Descartes: Cogito, Wax, Dualism, and Major Critiques (Lecture Notes)
Descartes’ Meditations aimed to find one certain truth as a foundation for knowledge, ultimately to recover knowledge of the external world and God through a priori certainty.
The Cogito: Thinking and Existence
Central claim: If there is thinking, then there is existence. "Everything that thinks exists." This does not imply that everything that exists thinks.
Nuance: Existence is a precondition for thinking in a broader sense, but the cogito uses thinking to prove existence at a given moment.
Language, Translation, and Scholarly Communication
Descartes’ Latin translation facilitated cross-cultural scholarly engagement in Europe.
The Role of God and Epistemic Guarantee
Descartes relies on God to guarantee the truth of clear and distinct perceptions, crucial for escaping deception and validating the external world.
Dreaming, Skepticism, and the Mind–Body Distinction
Dream Argument: Experiences in dreams feel real, showing that sensory content can be illusory, yet thinking and experiencing still occur.
Dualism Emerges: Mind (immaterial, thinking substance) vs. Body (material, extended substance). The "self" is identified with the mind, distinct from the body.
Solipsism and the Problem of Other Minds
Solipsism: The view that only one’s own mind is certain; other minds may be appearances or automata.
Problem of Other Minds: How can we know other beings are conscious or have minds like ours?
Russell’s Critique (Bertrand Russell)
Questions the "I" in "I think, therefore I am"; whether thinking guarantees a persisting self.
Core: The cogito is a snapshot; it doesn't establish a continuous self across time, which Russell argues requires memory and continuity.
Nietzsche’s Criticisms and Related Themes
Challenges foundational assumptions: Questions if "thought exists" proves absolute reality beyond appearance, or if thoughts merely appear to exist.
Suggestions that the link between thinking and existence might be linguistic, not metaphysically necessary.
The Wax Argument: Toward Substance and Essence
Setup: Sensory properties of wax (color, shape, smell) change completely when heated.
Crucial Point: Despite sensory changes, it is still recognized as the same wax.
Conclusion: Knowledge of the wax cannot rely on sensory qualities alone; the mind grasps an invariant "essence" or underlying substance, supporting innate ideas about substance.
Substance, Dualism, and Innate Ideas
Descartes’ Dualism: Mind (immaterial, thinking) and Body (material, extended) are distinct substances.
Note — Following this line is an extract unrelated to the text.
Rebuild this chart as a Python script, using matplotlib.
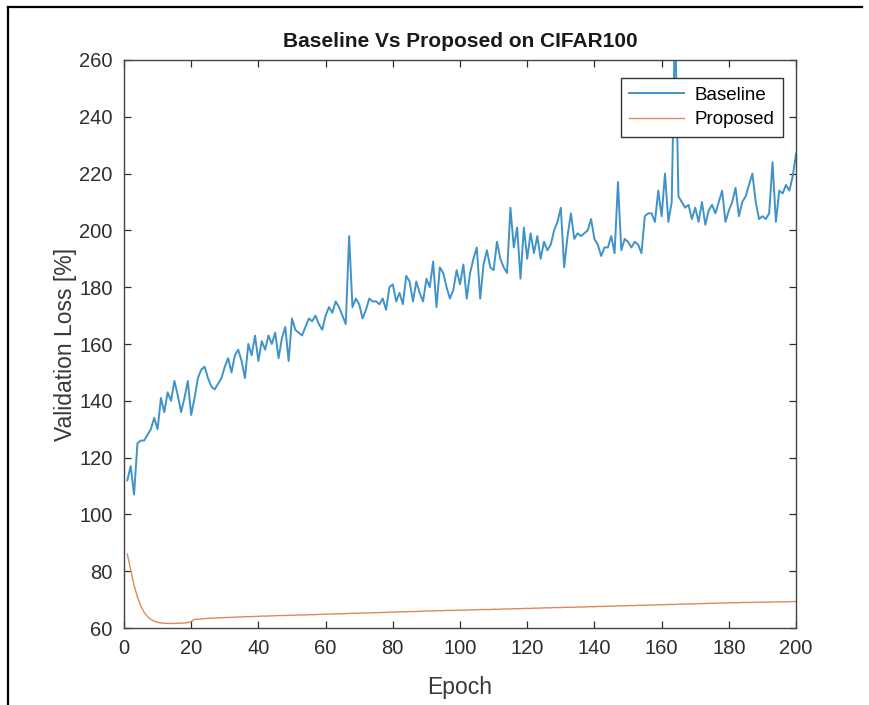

The self is the mind.
Innate Ideas: Descartes argues that ideas like substance and identity are a priori, known independently of experience.
Reflection on the Nature of Perception, Color, and Experience
Russell highlighted that color perception is an experience processed by the mind, suggesting properties like color may be experiential rather than intrinsic to external objects.
Key Terms and Definitions (Quick Reference)
Cogito: The fundamental proposition “I think, therefore I am.”
A priori: Knowledge justified independently of experience.
A posteriori: Knowledge justified by experience.
Innate idea: Knowledge or concepts proposed to be inborn.
Substance: A thing that exists independently and supports properties (mind and body).
Dualism: The view of two distinct kinds of substances (mind and body).
Solipsism: Only one’s own mind is certain.
Modus ponens: If A implies B, and A is true, then B is true.